Dios os acompaña. Hoy volvemos a escuchar, como los Apóstoles, aquellas palabras del Señor: “No me habéis elegido vosotros a mí, sino que yo os he elegido a vosotros, y os he destinado a que vayáis y deis fruto, y un fruto que permanezca” (Jn 15, 16).  Recordad como los primeros cristianos, personas sencillas y humildes en su mayoría, con pocos recursos humanos y sufriendo las más encarnizadas persecuciones, lograron con éxito difundir el mensaje de Cristo por todos los rincones de aquel imperio, sin más armas que la oración, el Evangelio y la cruz.

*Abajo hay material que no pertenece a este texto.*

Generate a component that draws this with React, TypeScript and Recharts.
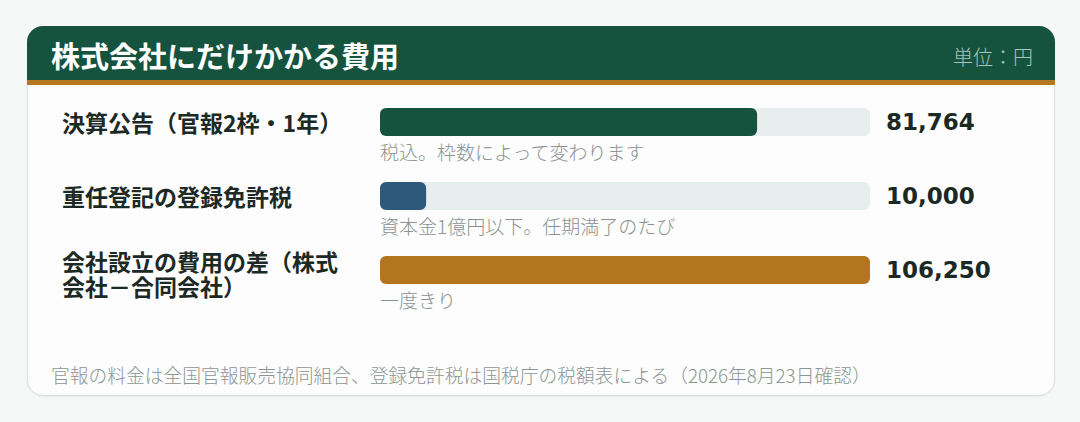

8. Nuestro encuentro en torno al altar es el último de mi viaje a Bolivia. Deseo, pues, en estos momentos finales de mi peregrinación apostólica por estas queridas tierras, dirigirme a la Madre de Dios en su santuario de Copacabana y, mediante su Corazón, haceros partícipes a todos del mensaje que nos ha dejado Cristo: “Como el Padre me amó, yo también os he amado a vosotros; permaneced en mi amor. Si guardáis mis mandamientos, permaneceréis en mi amor, como yo he guardado los mandamientos de mi Padre, y permanezco en su amor... Este es el mandamiento mío; que os améis los unos a los otros como yo os he amado. Nadie tiene mayor amor que el que da su vida por sus amigos” (Ibíd. 15, 9-10. 12-13. 

Cristo ha dado su vida por todos nosotros.

Todos hemos sido redimidos al precio de su Sangre vertida en la cruz.

Todos hemos sido redimidos en su muerte y resurrección. Por tanto, debe permanecer en todos, particularmente en este tiempo litúrgico, la alegría pascual.

Como Sucesor de San Pedro, que he tenido la dicha de visitaros en tierra boliviana, deseo haceros partícipes de esta alegría. Acoged de mis labios, queridos hermanos y hermanas, el deseo de esta alegría que Cristo mismo ha dejado a su Iglesia.

Para que su alegría esté en vosotros y vuestra alegría sea plena (cf. Ibíd. 15, 11).  Amén.